Tarif Impor Trump Melonjak Tajam, UMKM AS di Ambang Krisis
Sabtu, 3 Mei 2025 | 08:00 WIB

LINK UMKM - Lonjakan tarif impor terhadap produk China yang diberlakukan pemerintah Amerika Serikat hingga 145 persen dinilai berpotensi memukul telak sektor usaha mikro, kecil, dan menengah (UMKM) di negara tersebut. Banyak pelaku usaha mengaku kesulitan mempertahankan operasional bisnis mereka akibat kenaikan biaya bahan baku dan ketergantungan terhadap pasokan dari luar negeri.
Beberapa pengusaha kecil bahkan terpaksa menaikkan harga jual, mengurangi jumlah karyawan, menunda rencana ekspansi, atau dalam kasus terburuk—menutup usahanya.
Pasangan Christina dan Ian Lacey dari Denver menjadi salah satu contoh nyata dampak kebijakan tersebut. Mereka mengelola Retuned Jewelry, usaha perhiasan daur ulang berbahan senar gitar yang telah berjalan sejak 2017. Meski sebagian besar bahan baku diperoleh dari donasi, komponen pelengkap seperti manik-manik dan pengait masih harus didatangkan dari China. Setelah kebijakan tarif diberlakukan, keduanya mengaku kesulitan menemukan alternatif bahan serupa di dalam negeri.
“Kami sudah mencoba mencari di pasar lokal, tetapi tidak ada produsen yang menawarkan produk yang kami butuhkan,” ujar Ian seperti dikutip dari laporan media setempat.
Tekanan serupa juga dirasakan oleh perusahaan tekstil keluarga yang berbasis di Illinois. Perusahaan yang telah berdiri selama dua generasi ini harus membayar beban tarif tambahan hingga 45 persen untuk bahan baku yang sering kali harus mengendap di gudang dalam waktu lama sebelum didistribusikan.
Pihak perusahaan menilai pencarian alternatif di negara lain belum membuahkan hasil karena kurangnya infrastruktur memadai. “Kita tidak bisa memecah produksi menjadi beberapa negara dan tetap mempertahankan kualitas serta efisiensi biaya,” kata pimpinan perusahaan.

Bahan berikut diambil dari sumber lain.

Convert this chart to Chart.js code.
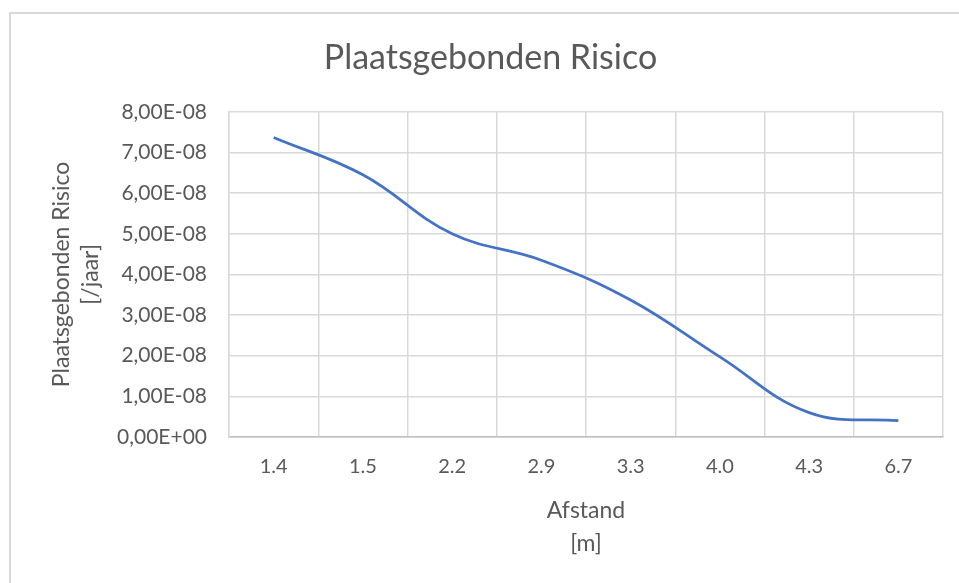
<!DOCTYPE html>
<html>
<head>
<meta charset="utf-8">
<script src="https://cdn.jsdelivr.net/npm/chart.js@4.4.0/dist/chart.umd.min.js"></script>
<style>
  html, body { margin: 0; padding: 0; background: #fff; }
  #wrap { position: relative; width: 959px; height: 583px; overflow: hidden; }
  #frame {
    position: absolute; left: 9px; top: 12px; width: 1000px; height: 700px;
    border-left: 2px solid #d9d9d9; border-top: 2px solid #d9d9d9;
  }
  canvas { position: absolute; left: 0; top: 0; }
</style>
</head>
<body>
<div id="wrap">
  <div id="frame"></div>
  <canvas id="chart" width="959" height="583"></canvas>
</div>
<script>
// afstand [m]
const distances = ["1.4", "1.5", "2.2", "2.9", "3.3", "4.0", "4.3", "6.7"];
// plaatsgebonden risico [/jaar]
const risk = [7.37e-8, 6.45e-8, 5.0e-8, 4.35e-8, 3.37e-8, 1.97e-8, 0.6e-8, 0.4e-8];

const yMin = 0;
const yMax = 8e-8;
const yStep = 1e-8;

const textColor = "#595959";
const gridColor = "#d9d9d9";
const fontFamily = "Lato, 'Open Sans', sans-serif";

// Excel style: 7,00E-08
function formatExcel(value) {
  if (Math.abs(value) < 1e-20) return "0,00E+00";
  const parts = value.toExponential(2).split("e");
  const mant = parts[0].replace(".", ",");
  const exp = parseInt(parts[1], 10);
  const sign = exp < 0 ? "-" : "+";
  return mant + "E" + sign + String(Math.abs(exp)).padStart(2, "0");
}

new Chart(document.getElementById("chart"), {
  type: "line",
  data: {
    labels: distances,
    datasets: [
      {
        label: "Plaatsgebonden Risico",
        data: risk,
        borderColor: "#4472C4",
        borderWidth: 2.75,
        pointRadius: 0,
        tension: 0.4,
        fill: false,
      },
    ],
  },
  options: {
    responsive: false,
    animation: false,
    layout: {
      padding: { left: 38, top: 12, right: 16, bottom: 0 },
    },
    plugins: {
      legend: { display: false },
      tooltip: { enabled: false },
      title: {
        display: true,
        text: "Plaatsgebonden Risico",
        color: textColor,
        font: { family: fontFamily, size: 34, weight: "normal" },
        padding: { top: 26, bottom: 33 },
      },
    },
    scales: {
      x: {
        offset: true,
        grid: { offset: true, color: gridColor, lineWidth: 1.5, drawTicks: false },
        border: { color: "#bfbfbf", width: 1.5 },
        ticks: {
          color: textColor,
          padding: 18,
          font: { family: fontFamily, size: 20 },
          maxRotation: 0,
        },
        title: {
          display: true,
          text: ["Afstand", "[m]"],
          color: textColor,
          font: { family: fontFamily, size: 23, lineHeight: 1.435 },
          padding: { top: 0, bottom: 23 },
        },
        afterFit: (scale) => {
          scale.height = 146;
        },
      },
      y: {
        min: yMin,
        max: yMax,
        grid: { color: gridColor, lineWidth: 1.5, drawTicks: false },
        border: { color: gridColor, width: 1.5 },
        ticks: {
          stepSize: yStep,
          color: textColor,
          padding: 22,
          font: { family: fontFamily, size: 21 },
          callback: (value) => formatExcel(value),
        },
        title: {
          display: true,
          text: ["Plaatsgebonden Risico", "[/jaar]"],
          color: textColor,
          font: { family: fontFamily, size: 23, lineHeight: 1.22 },
          padding: { top: 10, bottom: 0 },
        },
        afterFit: (scale) => {
          scale.width = 191;
        },
      },
    },
  },
});
</script>
</body>
</html>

Sejumlah pengamat menyebutkan bahwa UMKM memang lebih rentan terhadap fluktuasi harga dan tekanan pasar dibanding perusahaan besar. Dengan margin keuntungan yang tipis dan daya tawar yang terbatas, mereka memiliki sedikit ruang untuk beradaptasi dengan cepat.
Pendiri organisasi advokasi usaha kecil menyebut kebijakan tarif tinggi justru memberatkan pelaku usaha kecil. Ia menyangsikan keyakinan bahwa kebijakan ini akan mendorong kebangkitan industri dalam negeri dalam waktu dekat, mengingat proses pembangunan infrastruktur manufaktur tidak bisa dilakukan secara instan.
Dari sektor tekstil, akademisi bidang mode dan pakaian menyebut penurunan industri garmen di AS telah berlangsung selama beberapa dekade akibat globalisasi dan biaya produksi luar negeri yang jauh lebih rendah. Selain masalah bahan baku, sejumlah pengusaha bahkan mengaku kesulitan mendapatkan tenaga kerja terampil di sektor manufaktur domestik.
Dengan semakin menipisnya cadangan kas dan terbatasnya pilihan sumber pasokan, masa depan UMKM AS disebut-sebut berada di persimpangan jalan. Banyak pihak menilai, tanpa kebijakan penyeimbang yang mendukung produksi dalam negeri secara konkret, lonjakan tarif justru bisa menjadi bumerang bagi pertumbuhan ekonomi akar rumput di negeri Paman Sam.